• _Data block_
□ □ □ □ □ □ □

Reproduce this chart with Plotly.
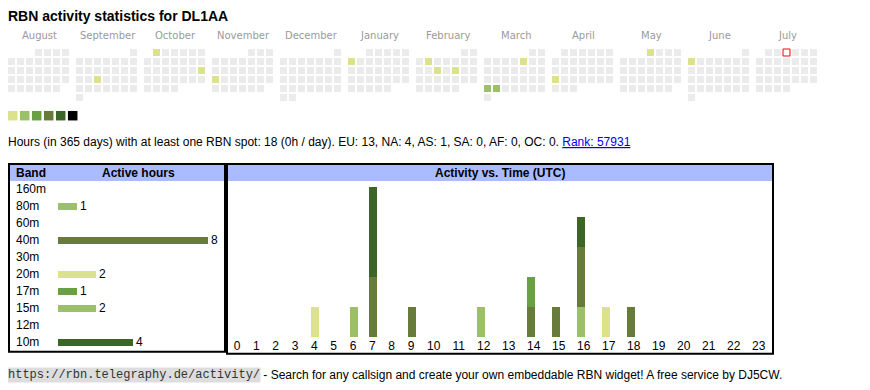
import datetime as dt
import plotly.graph_objects as go

# The page body adds an 8px margin, so the figure is sized to fill the rest of the window.
OFF = 8
SCREEN_W, SCREEN_H = 870, 390
W, H = SCREEN_W - OFF, SCREEN_H - OFF
TXT_PAD = 2  # annotation inner padding (border + borderpad)

# ---------------- data ----------------
TITLE = "RBN activity statistics for DL1AA"
MONTH_NAMES = ["August", "September", "October", "November", "December", "January",
               "February", "March", "April", "May", "June", "July"]
FIRST_YEAR, FIRST_MONTH = 2024, 8
TODAY = "2025-07-03"
ACTIVE_DATES = ["2024-09-18", "2024-10-01", "2024-10-20", "2024-11-18", "2025-01-06",
                "2025-02-04", "2025-02-12", "2025-02-14", "2025-03-07", "2025-03-24",
                "2025-03-25", "2025-04-21", "2025-05-01", "2025-06-02"]
ACTIVE_DATE_HOURS = [1, 1, 1, 1, 1, 1, 1, 1, 1, 3, 3, 1, 1, 1]
LEVEL_MIN_HOURS = [1, 2, 4, 6, 9, 13]
LEVEL_COLORS = ["#dbe28b", "#9cc06a", "#68a043", "#677b3b", "#3c6627", "#000000"]
EMPTY_COLOR = "#ebebeb"

INFO_TEXT = ("Hours (in 365 days) with at least one RBN spot: 18 (0h / day). "
             "EU: 13, NA: 4, AS: 1, SA: 0, AF: 0, OC: 0. ")
RANK_TEXT = "Rank: 57931"

BANDS = ["160m", "80m", "60m", "40m", "30m", "20m", "17m", "15m", "12m", "10m"]
BAND_HOURS = [0, 1, 0, 8, 0, 2, 1, 2, 0, 4]
BAND_COLORS = ["#cccccc", "#9cc06a", "#cccccc", "#677b3b", "#cccccc",
               "#dbe28b", "#68a043", "#9cc06a", "#cccccc", "#3c6627"]

HOURS = list(range(24))
ACT_80M = [0, 0, 0, 0, 0, 0, 0, 0, 0, 0, 0, 0, 0, 0, 0, 0, 1, 0, 0, 0, 0, 0, 0, 0]
ACT_40M = [0, 0, 0, 0, 0, 0, 0, 2, 0, 1, 0, 0, 0, 0, 1, 1, 2, 0, 1, 0, 0, 0, 0, 0]
ACT_20M = [0, 0, 0, 0, 1, 0, 0, 0, 0, 0, 0, 0, 0, 0, 0, 0, 0, 1, 0, 0, 0, 0, 0, 0]
ACT_17M = [0, 0, 0, 0, 0, 0, 0, 0, 0, 0, 0, 0, 0, 0, 1, 0, 0, 0, 0, 0, 0, 0, 0, 0]
ACT_15M = [0, 0, 0, 0, 0, 0, 1, 0, 0, 0, 0, 0, 1, 0, 0, 0, 0, 0, 0, 0, 0, 0, 0, 0]
ACT_10M = [0, 0, 0, 0, 0, 0, 0, 3, 0, 0, 0, 0, 0, 0, 0, 0, 1, 0, 0, 0, 0, 0, 0, 0]
ACTIVITY = [("80m", ACT_80M), ("40m", ACT_40M), ("20m", ACT_20M),
            ("17m", ACT_17M), ("15m", ACT_15M), ("10m", ACT_10M)]

FOOTER_URL = "https://rbn.telegraphy.de/activity/"
FOOTER_TEXT = " - Search for any callsign and create your own embeddable RBN widget! A free service by DJ5CW."

SANS = "Liberation Sans, Arial, sans-serif"


def fx(px):
    return (px - OFF) / W


def fy(py):
    return (SCREEN_H - py) / H


# ---------------- layout geometry (screen pixels) ----------------
CAL_LEFT, CAL_TOP = 8, 49
CELL, PITCH, BLOCK = 7, 9, 68

fig = go.Figure()

# ---------------- calendar ----------------
active = {d: h for d, h in zip(ACTIVE_DATES, ACTIVE_DATE_HOURS)}


def level_of(hours):
    lv = 0
    for i, m in enumerate(LEVEL_MIN_HOURS):
        if hours >= m:
            lv = i
    return lv


cx, cy, ccol, lcol, lw = [], [], [], [], []
ann = []
for m in range(12):
    y = FIRST_YEAR + (FIRST_MONTH - 1 + m) // 12
    mo = (FIRST_MONTH - 1 + m) % 12 + 1
    first = dt.date(y, mo, 1)
    nxt = dt.date(y + (mo == 12), mo % 12 + 1, 1)
    ndays = (nxt - first).days
    wd0 = first.weekday()
    left = CAL_LEFT + BLOCK * m
    for d in range(1, ndays + 1):
        idx = wd0 + d - 1
        col, row = idx % 7, idx // 7
        cx.append(left + PITCH * col + CELL / 2)
        cy.append(CAL_TOP + PITCH * row + CELL / 2)
        key = dt.date(y, mo, d).isoformat()
        if key in active:
            ccol.append(LEVEL_COLORS[level_of(active[key])])
        elif key == TODAY:
            ccol.append("#ffffff")
        else:
            ccol.append(EMPTY_COLOR)
        if key == TODAY:
            lcol.append("#ff0000")
            lw.append(1)
        else:
            lcol.append("rgba(0,0,0,0)")
            lw.append(0)
    ann.append(dict(text=MONTH_NAMES[m], x=left + (7 * PITCH - 2) / 2 + 1, y=35.8,
                    xref="x", yref="y", xanchor="center", yanchor="middle",
                    font=dict(family="DejaVu Sans", size=10, color="#9a9a9a")))

fig.add_trace(go.Scatter(x=cx, y=cy, mode="markers", xaxis="x", yaxis="y",
                         marker=dict(symbol="square", size=CELL, color=ccol,
                                     line=dict(color=lcol, width=lw)),
                         hoverinfo="skip", showlegend=False))

# level legend squares
fig.add_trace(go.Scatter(x=[CAL_LEFT + 4.7 + 12 * i for i in range(len(LEVEL_COLORS))],
                         y=[115.7] * len(LEVEL_COLORS), mode="markers", xaxis="x", yaxis="y",
                         marker=dict(symbol="square", size=9.5, color=LEVEL_COLORS,
                                     line=dict(width=0)),
                         hoverinfo="skip", showlegend=False))

# ---------------- band table ----------------
fig.add_trace(go.Bar(y=BANDS, x=BAND_HOURS, orientation="h", xaxis="x2", yaxis="y2",
                     marker=dict(color=BAND_COLORS, line=dict(width=0)), width=0.43,
                     text=[str(v) if v else "" for v in BAND_HOURS],
                     textposition="outside", cliponaxis=False, constraintext="none",
                     textfont=dict(family=SANS, size=12, color="#000"),
                     hoverinfo="skip", showlegend=False))

# ---------------- activity vs time ----------------
first_left = 233.7
col_w = [19.33 if h < 10 else 25.0 for h in HOURS]
lefts = []
acc = first_left
for h in HOURS:
    lefts.append(acc)
    acc += col_w[h]
bar_x = [l + 4 for l in lefts]
tick_x = [l + (3.3 if h < 10 else 6.7) for l, h in zip(lefts, HOURS)]

band_color = dict(zip(BANDS, BAND_COLORS))
for name, vals in ACTIVITY:
    fig.add_trace(go.Bar(x=bar_x, y=vals, width=8, xaxis="x3", yaxis="y3",
                         marker=dict(color=band_color[name], line=dict(width=0)),
                         hoverinfo="skip", showlegend=False, name=name))

# ---------------- shapes ----------------
shapes = [
    dict(type="rect", xref="x", yref="y", x0=10, x1=224, y0=165, y1=181,
         fillcolor="#aabbff", line=dict(width=0), layer="below"),
    dict(type="rect", xref="x", yref="y", x0=228, x1=772, y0=165, y1=181,
         fillcolor="#aabbff", line=dict(width=0), layer="below"),
    dict(type="rect", xref="x", yref="y", x0=9, x1=225, y0=164, y1=351.7,
         line=dict(color="#000", width=2), fillcolor="rgba(0,0,0,0)"),
    dict(type="rect", xref="x", yref="y", x0=227, x1=773, y0=164, y1=353.7,
         line=dict(color="#000", width=2), fillcolor="rgba(0,0,0,0)"),
]

# ---------------- texts ----------------
ann += [
    dict(text="<b>" + TITLE + "</b>", x=8, xshift=-TXT_PAD, y=16, xref="x", yref="y",
         xanchor="left", yanchor="middle", font=dict(family=SANS, size=14, color="#000")),
    dict(text=INFO_TEXT + "<span style='color:#0000ee'><u>" + RANK_TEXT + "</u></span>",
         x=8, xshift=-TXT_PAD, y=142, xref="x", yref="y", xanchor="left", yanchor="middle",
         font=dict(family=SANS, size=12, color="#000")),
    dict(text="<b>Band</b>", x=16, xshift=-TXT_PAD, y=173, xref="x", yref="y", xanchor="left",
         yanchor="middle", font=dict(family=SANS, size=12, color="#000")),
    dict(text="<b>Active hours</b>", x=138, y=173, xref="x", yref="y", xanchor="center",
         yanchor="middle", font=dict(family=SANS, size=12, color="#000")),
    dict(text="<b>Activity vs. Time (UTC)</b>", x=500, y=173, xref="x", yref="y",
         xanchor="center", yanchor="middle", font=dict(family=SANS, size=12, color="#000")),
    dict(text=FOOTER_URL, x=8, xshift=-1, y=374.5, xref="x", yref="y", xanchor="left",
         yanchor="middle", bgcolor="#dddddd", borderpad=0,
         font=dict(family="Liberation Mono, monospace", size=12, color="#333")),
    dict(text=FOOTER_TEXT, x=260, xshift=-TXT_PAD, y=374.5, xref="x", yref="y", xanchor="left",
         yanchor="middle", font=dict(family=SANS, size=12, color="#000")),
]
for b in BANDS:
    ann.append(dict(text=b, x=16, xshift=-TXT_PAD, y=b, xref="x", yref="y2", xanchor="left",
                    yanchor="middle", font=dict(family=SANS, size=12, color="#000")))
for a in ann:
    a["showarrow"] = False

fig.update_layout(
    width=W, height=H, margin=dict(l=0, r=0, t=0, b=0),
    paper_bgcolor="#ffffff", plot_bgcolor="rgba(0,0,0,0)",
    barmode="stack", bargap=0,
    xaxis=dict(domain=[0, 1], range=[OFF, SCREEN_W], visible=False, fixedrange=True),
    yaxis=dict(domain=[0, 1], range=[SCREEN_H, OFF], visible=False, fixedrange=True),
    xaxis2=dict(domain=[fx(58), fx(208)], range=[0, 8], visible=False, anchor="y2"),
    yaxis2=dict(domain=[fy(350.5), fy(180.5)], type="category",
                categoryorder="array", categoryarray=BANDS, range=[9.5, -0.5],
                visible=False, anchor="x2"),
    xaxis3=dict(domain=[fx(228), fx(772)], range=[228, 772], anchor="y3",
                tickmode="array", tickvals=tick_x, ticktext=[str(h) for h in HOURS],
                showgrid=False, zeroline=False, showline=False, ticks="",
                tickfont=dict(family=SANS, size=12, color="#000")),
    yaxis3=dict(domain=[fy(337), fy(187)], range=[0, 5], visible=False, anchor="x3"),
    shapes=shapes, annotations=ann,
)

fig.write_html("out.html")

□ □ □ □ □ □ □

• _The request_
From the data above, pick out each line containing "with" and copy it.

• _The result_
Reproduce this chart with Plotly.
INFO_TEXT = ("Hours (in 365 days) with at least one RBN spot: 18 (0h / day). "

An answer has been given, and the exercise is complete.